I have no experience in speaking as an author of fiction, in analysing real and fictionalised plots. Let me start with the character of Nina. She is a heroine who has the characteristics of three women I know. Two were Jewish, and one had a very strong admixture of Jewish blood. It just so happened that they appeared in my life and played an important role. And they all lived with this Jewish trace.
The events in Denmark are described in such detail because one of these women had a Jewish mother from Poland who, by coincidence, was in Denmark when the war broke out. Her parents died in Poland, she survived. She was rescued as part of a campaign to smuggle Jews to Sweden. It was then that she met her future husband. He was among those Danish communists who participated in the whole smuggling operation. But even so, her Polish-Jewish past weighed heavily on her. The other woman who is Nina's prototype lives abroad, most recently in Canada. She is half Jewish and not halakhic because her father was Jewish. And in 2008, when she was in Poland, she told me about the death of her grandparents and this description of death in my novel is very close to her family tragedy. And there was a third woman, whose part of the personality is also shared by Nina, the protagonist of the novel.
The search for this identity requires an incredible responsibility on the part of the writer: responsibility for the characters, responsibility for the stories told, and responsibility to myself as to how honest I was in this book. Are you better off after writing this book or are you only now starting to feel anxious?

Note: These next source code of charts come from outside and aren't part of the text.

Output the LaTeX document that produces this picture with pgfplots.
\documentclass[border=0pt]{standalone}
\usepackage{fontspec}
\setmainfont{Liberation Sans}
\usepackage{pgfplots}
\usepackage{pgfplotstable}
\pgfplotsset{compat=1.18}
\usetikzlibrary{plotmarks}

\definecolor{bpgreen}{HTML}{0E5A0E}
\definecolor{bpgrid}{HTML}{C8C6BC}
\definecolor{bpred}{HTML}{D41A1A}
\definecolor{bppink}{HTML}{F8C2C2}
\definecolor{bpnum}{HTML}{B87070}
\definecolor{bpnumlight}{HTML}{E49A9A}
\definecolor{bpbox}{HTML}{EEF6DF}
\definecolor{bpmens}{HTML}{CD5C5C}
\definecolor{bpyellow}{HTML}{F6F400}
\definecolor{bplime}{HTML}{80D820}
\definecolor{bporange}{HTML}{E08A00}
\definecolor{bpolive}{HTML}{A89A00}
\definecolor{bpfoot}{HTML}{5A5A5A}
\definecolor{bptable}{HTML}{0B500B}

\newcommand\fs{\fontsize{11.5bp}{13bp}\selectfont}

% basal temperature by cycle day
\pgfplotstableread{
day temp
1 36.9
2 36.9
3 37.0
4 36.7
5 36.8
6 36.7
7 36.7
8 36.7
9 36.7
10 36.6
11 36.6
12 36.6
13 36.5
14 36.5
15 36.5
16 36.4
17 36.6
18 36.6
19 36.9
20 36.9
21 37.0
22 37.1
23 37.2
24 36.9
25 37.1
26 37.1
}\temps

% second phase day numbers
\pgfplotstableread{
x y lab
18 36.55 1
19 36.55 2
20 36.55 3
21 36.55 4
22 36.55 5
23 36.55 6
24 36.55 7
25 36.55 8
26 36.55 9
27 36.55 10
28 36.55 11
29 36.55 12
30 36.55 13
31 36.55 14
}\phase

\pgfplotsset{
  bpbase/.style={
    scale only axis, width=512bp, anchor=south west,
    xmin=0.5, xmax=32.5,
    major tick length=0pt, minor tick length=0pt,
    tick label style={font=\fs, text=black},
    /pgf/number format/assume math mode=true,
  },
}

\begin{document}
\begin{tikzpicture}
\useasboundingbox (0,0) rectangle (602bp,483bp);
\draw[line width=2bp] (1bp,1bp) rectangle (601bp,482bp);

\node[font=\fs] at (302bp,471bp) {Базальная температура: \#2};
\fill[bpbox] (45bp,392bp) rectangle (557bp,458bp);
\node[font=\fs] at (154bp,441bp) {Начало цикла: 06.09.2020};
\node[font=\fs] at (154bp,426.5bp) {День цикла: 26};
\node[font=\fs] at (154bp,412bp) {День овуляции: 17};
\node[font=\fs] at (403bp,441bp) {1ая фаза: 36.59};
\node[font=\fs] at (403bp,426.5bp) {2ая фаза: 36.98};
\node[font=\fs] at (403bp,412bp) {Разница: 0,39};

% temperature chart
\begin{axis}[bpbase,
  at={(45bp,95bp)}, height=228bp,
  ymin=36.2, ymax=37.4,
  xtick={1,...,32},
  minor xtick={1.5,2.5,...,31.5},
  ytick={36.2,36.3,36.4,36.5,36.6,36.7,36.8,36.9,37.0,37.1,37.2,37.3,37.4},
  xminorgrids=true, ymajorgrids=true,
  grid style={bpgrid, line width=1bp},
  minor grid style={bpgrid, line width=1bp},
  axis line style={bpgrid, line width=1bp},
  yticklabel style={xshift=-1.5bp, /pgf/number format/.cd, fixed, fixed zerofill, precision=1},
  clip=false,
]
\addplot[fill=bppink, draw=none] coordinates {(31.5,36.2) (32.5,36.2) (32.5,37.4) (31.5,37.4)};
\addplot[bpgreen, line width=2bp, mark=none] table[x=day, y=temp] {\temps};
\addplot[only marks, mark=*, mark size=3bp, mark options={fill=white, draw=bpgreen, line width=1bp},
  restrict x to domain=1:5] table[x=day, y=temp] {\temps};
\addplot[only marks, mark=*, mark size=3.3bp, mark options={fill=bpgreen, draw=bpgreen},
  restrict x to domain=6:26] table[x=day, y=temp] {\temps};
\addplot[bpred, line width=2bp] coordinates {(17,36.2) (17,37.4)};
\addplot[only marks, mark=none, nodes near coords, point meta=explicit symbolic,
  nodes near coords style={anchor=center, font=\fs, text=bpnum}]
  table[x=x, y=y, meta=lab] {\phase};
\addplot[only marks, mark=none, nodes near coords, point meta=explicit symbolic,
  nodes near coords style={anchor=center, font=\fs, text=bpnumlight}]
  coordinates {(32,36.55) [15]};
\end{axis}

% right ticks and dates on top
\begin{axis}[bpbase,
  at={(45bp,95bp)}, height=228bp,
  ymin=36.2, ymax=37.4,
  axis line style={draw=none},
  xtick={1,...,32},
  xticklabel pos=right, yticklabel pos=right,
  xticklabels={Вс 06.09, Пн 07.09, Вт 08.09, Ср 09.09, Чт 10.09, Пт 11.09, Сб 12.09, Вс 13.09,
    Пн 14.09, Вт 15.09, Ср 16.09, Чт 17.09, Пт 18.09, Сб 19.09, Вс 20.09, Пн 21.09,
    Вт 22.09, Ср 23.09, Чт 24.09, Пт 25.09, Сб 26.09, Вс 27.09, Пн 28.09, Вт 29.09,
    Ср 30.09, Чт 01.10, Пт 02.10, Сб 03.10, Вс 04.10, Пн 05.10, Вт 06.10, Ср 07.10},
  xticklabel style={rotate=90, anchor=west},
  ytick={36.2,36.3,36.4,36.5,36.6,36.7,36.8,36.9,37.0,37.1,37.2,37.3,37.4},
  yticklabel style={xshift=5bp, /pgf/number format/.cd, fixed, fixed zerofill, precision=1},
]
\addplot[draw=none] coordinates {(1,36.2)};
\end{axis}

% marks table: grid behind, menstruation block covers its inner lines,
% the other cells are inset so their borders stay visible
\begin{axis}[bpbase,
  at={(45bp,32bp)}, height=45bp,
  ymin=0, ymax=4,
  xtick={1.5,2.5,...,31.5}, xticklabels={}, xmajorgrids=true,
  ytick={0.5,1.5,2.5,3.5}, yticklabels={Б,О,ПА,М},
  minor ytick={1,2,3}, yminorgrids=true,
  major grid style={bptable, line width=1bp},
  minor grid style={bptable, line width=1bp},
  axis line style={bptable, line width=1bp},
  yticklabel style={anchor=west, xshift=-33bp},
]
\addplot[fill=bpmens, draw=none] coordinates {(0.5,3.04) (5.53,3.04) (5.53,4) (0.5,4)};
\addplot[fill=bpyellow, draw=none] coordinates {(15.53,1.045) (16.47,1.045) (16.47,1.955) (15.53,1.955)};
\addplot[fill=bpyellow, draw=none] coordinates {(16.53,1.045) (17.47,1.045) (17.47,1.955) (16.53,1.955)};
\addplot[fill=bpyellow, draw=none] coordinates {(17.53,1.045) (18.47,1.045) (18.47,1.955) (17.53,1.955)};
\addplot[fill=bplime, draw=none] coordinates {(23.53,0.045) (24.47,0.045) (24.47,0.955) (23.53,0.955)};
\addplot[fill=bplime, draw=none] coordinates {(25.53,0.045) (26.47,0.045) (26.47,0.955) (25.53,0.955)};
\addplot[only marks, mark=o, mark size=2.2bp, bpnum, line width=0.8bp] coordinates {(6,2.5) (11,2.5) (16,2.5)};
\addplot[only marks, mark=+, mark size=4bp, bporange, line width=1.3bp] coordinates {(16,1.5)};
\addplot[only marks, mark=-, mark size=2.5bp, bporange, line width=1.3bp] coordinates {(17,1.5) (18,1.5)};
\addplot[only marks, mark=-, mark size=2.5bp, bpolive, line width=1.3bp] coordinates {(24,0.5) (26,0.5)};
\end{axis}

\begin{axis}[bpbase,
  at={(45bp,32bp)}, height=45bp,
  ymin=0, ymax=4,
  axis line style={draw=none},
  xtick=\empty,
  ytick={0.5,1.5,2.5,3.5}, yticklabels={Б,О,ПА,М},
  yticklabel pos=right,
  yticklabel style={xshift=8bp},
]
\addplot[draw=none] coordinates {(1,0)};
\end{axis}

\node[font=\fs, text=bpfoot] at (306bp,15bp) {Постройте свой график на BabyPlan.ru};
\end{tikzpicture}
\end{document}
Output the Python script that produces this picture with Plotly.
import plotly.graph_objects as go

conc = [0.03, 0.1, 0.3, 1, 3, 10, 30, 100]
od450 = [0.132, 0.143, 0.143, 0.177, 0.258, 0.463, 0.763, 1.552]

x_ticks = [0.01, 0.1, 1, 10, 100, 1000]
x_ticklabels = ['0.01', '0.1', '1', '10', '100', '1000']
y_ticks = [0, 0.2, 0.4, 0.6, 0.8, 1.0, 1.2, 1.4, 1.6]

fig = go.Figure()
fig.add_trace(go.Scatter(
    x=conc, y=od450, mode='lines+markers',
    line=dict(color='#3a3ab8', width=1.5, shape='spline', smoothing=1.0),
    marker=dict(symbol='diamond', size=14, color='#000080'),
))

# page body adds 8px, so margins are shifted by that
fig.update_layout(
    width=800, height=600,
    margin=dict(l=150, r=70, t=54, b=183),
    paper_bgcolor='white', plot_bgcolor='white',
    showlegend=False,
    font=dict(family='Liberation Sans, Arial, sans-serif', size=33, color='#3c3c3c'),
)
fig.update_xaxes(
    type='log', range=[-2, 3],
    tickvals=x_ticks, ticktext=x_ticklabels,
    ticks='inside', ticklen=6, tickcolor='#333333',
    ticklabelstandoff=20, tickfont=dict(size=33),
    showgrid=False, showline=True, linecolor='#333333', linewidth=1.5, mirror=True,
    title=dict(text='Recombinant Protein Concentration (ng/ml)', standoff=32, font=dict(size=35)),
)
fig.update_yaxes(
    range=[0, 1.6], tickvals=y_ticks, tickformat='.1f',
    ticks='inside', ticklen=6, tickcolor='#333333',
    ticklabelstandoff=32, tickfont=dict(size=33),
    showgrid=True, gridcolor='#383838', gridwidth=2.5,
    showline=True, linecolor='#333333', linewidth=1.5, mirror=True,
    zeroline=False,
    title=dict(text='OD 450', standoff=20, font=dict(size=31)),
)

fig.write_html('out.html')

Just writing this novel certainly allowed me to put a lot of internal things in order. And there was such a feeling of relief: I will leave well-ordered because I know where it came from, I know why I react to certain things in a certain way because they are rooted in my consciousness, sometimes even beyond my control...
Was there any anxiety that I would now be identified as a Jew? No, as a matter of fact, it doesn't bother me that much, nor does it alarm me...
I have written some journalism on similar subjects, but in the form of fiction I was able - at least this is how I feel - to show certain things in greater depth. But journalism, even when I've tried to be as reliable and honest as possible, doesn't allow you to get to the heart of the matter as fiction does.
That is, a sense of peace...
Although it's not like I wrote one book and that's it. At the moment I'm working very intensively, I'm already halfway through with another novel also very much set in history. My protagonist is more or less my peer, born in the late 1940s, whose father was sent to Sachsenhausen, not as a result of any heroic deeds, but due to a bad twist of fate. He survived the camp and after the war ended up in Kołobrzeg or the formerly German Kolberg. My young protagonist becomes a journalist of the party press and then, in 1990, the party press belonging to RSW Prasa-Książka-Ruch disappears, and he is forty years old and has to find himself somehow. He meets Germans who are officially coming to Kołobrzeg, their Kolberg, and because he speaks German, he becomes their guide. And the whole story revolves around the clash between what this ex-journalist knows about his father, and what the arriving young Germans know about their fathers, who escaped the Red Army offensive in Kolberg in March 1945. I am writing another book with the conviction that we are very deeply stuck in history, much deeper than we think.
You are already a retired professor of the University of Gdańsk, we don't hear your official statements on economic issues lately, is it possible that you lost economics and science for the sake of literature?
I am no longer scientifically engaged in economics. Now the time has come for literature and writing is my greatest passion.
Thank you for the interview and I wish that 'Szklanki żydowskiej krwi' will find many readers because it is an important and valuable book, and that your work on the new novel will give you as much satisfaction as possible.